St. Augustine nailed it: "Nothing less than You is enough for blissful peace."
Is any answer valid? No. Because a reduction of Christianity to ethics or discourse doesn't "grab" us. We need a Presence adequate to our nature. Wittgenstein said: "I fix my gaze on earthly things: unless ‘God’ visits me."
Nothing convinces us except being "taken" by something that makes life truly life. That is the bridge.
Moro: That reminds me of Rita Levi Montalcini: "Insects have been the same for 270 million years because their brains were perfect... we are not."
Carrón: Animals are perfect instinctive systems. Imperfection is what makes a person develop.
The great gift the Mystery gives us is this space of freedom. It amazes people: "How can salvation depend on chance? On an encounter?" But the unexpected is the only hope.
Who will intercept the unexpected when it happens? Those not satisfied with less than the answer to the questions the Mystery throws at us.
Greco: We didn't plan this, but your paraphrase of Montale—"the unexpected is the only hope"—leads to our conclusion. We wish for this unexpected encounter to change our lives.

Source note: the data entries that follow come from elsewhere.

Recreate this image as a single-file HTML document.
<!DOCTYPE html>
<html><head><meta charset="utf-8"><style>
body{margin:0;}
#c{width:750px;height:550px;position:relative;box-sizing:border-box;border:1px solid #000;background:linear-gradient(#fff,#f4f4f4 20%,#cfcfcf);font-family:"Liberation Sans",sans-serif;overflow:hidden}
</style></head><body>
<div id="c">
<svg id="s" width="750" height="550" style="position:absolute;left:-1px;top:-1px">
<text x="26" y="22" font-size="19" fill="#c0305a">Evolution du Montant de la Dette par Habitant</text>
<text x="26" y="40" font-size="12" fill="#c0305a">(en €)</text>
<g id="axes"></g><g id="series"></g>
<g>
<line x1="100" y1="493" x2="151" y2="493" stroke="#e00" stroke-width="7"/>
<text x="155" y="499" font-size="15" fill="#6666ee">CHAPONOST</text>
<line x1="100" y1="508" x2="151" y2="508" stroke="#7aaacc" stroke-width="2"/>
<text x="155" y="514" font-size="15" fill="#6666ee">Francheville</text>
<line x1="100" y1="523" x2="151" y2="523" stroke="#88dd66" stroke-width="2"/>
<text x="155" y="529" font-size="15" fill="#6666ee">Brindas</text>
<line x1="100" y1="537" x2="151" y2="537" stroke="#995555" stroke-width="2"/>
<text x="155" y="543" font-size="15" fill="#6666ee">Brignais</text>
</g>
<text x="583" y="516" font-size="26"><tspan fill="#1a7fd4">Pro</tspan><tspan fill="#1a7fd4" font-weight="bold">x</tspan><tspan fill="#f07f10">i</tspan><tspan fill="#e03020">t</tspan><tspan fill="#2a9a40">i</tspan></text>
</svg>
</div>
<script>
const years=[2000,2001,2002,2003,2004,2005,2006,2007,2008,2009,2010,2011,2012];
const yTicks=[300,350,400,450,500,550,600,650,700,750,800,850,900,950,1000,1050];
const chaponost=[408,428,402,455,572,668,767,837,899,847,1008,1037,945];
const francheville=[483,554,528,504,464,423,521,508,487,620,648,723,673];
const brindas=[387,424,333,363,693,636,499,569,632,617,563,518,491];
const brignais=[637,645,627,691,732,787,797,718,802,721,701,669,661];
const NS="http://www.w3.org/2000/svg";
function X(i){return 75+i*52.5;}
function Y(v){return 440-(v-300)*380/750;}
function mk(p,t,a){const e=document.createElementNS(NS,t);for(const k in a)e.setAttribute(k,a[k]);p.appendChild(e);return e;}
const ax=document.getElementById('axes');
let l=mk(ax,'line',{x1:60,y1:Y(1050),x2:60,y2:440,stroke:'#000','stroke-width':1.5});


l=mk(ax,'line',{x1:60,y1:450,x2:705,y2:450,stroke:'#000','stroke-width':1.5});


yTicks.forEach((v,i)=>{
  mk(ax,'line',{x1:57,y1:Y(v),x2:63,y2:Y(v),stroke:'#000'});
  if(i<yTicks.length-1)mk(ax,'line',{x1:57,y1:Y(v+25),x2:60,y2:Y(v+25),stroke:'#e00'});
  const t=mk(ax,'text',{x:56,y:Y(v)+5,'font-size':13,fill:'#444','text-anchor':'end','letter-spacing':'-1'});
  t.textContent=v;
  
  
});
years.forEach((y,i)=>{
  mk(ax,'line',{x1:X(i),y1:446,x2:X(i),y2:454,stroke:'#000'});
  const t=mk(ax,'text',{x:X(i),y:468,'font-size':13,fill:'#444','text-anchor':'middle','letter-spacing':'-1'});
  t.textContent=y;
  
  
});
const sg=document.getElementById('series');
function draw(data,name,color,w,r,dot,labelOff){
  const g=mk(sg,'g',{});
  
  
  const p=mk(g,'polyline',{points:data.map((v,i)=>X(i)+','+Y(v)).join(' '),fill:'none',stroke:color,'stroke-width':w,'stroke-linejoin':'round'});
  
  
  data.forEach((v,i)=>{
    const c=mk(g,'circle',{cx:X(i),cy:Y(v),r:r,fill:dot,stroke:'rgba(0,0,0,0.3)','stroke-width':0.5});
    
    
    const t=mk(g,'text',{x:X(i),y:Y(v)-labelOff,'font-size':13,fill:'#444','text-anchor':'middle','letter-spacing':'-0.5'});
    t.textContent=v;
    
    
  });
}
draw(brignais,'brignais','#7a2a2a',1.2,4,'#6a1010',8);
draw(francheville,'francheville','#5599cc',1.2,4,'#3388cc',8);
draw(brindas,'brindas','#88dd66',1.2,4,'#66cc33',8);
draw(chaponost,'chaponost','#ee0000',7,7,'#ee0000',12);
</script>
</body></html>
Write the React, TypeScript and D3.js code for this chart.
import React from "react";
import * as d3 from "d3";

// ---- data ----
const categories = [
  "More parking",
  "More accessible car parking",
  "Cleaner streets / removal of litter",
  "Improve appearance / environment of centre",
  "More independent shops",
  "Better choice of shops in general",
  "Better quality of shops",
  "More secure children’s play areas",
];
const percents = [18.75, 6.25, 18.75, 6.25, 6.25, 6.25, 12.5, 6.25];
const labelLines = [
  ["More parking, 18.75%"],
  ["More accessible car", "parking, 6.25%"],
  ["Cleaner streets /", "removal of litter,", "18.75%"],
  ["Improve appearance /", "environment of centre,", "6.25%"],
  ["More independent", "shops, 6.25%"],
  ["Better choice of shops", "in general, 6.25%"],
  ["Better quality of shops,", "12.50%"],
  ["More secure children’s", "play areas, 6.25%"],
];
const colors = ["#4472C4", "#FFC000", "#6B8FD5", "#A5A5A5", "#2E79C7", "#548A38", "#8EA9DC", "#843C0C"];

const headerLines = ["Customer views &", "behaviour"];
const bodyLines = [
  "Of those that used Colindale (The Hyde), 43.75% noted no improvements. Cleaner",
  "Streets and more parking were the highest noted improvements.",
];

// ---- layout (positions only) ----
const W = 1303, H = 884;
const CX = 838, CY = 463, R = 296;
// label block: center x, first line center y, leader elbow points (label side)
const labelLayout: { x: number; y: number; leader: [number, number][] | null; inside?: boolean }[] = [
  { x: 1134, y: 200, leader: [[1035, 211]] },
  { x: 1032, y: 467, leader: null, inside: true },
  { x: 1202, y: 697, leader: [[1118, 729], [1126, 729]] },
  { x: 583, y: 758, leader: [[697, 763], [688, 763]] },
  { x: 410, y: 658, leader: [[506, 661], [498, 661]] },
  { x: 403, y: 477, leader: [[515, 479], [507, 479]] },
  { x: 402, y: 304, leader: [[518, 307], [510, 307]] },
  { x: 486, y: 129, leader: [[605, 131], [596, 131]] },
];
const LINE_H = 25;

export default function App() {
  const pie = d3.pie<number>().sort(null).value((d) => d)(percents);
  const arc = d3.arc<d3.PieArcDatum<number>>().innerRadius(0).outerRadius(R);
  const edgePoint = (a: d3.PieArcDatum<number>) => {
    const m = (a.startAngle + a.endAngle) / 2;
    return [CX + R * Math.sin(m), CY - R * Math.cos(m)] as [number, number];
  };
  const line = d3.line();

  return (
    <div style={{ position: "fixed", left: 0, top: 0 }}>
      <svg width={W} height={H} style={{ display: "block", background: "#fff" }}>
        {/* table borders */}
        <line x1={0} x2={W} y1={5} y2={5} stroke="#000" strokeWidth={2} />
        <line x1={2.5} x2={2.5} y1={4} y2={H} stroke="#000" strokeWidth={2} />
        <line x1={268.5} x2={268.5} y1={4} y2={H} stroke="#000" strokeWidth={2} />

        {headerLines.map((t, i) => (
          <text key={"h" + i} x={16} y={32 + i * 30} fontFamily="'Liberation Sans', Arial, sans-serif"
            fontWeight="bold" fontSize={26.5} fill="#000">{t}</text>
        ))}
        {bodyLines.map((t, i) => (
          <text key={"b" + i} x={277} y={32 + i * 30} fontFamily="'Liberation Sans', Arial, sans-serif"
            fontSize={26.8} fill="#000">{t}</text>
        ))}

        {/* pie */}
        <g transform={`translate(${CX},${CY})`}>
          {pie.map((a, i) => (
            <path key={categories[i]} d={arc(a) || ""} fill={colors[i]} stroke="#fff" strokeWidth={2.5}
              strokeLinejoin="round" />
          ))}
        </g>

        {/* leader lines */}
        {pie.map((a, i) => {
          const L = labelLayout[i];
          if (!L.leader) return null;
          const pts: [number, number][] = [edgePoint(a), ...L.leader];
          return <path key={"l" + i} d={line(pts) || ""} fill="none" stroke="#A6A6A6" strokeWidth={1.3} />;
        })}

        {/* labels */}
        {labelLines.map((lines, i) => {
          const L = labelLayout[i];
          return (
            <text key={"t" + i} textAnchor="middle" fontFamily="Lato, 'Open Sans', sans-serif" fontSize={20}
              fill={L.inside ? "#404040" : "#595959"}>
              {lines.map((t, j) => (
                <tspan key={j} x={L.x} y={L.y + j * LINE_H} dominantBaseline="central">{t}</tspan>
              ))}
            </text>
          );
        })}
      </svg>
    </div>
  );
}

We chose a text from Giussani where he speaks of bridges:
"Imagine the world as an immense plain... countless people busy building bridges to connect the earth and the sky. A man arrives... and shouts, 'Stop!' He says, 'You are great and noble... but it is not possible for you to build the road to the ultimate Mystery. Abandon your projects... follow me, I will build the bridge: I am Destiny.' Most would say, 'He's crazy,' and go back to work. Only a few do not take their eyes off him... they approach him and follow him."
We are not faced with a theoretical problem, but a historical one. The question is not, "Is this reasonable?" but, "Is it true? Did it happen?"
We’ll close with a song by Demi Lovato, Anyone, which speaks of this cry.
Moro: Thank you, everyone. Thank you, Pigi, for that gift. Thank you, Julián, for coming here.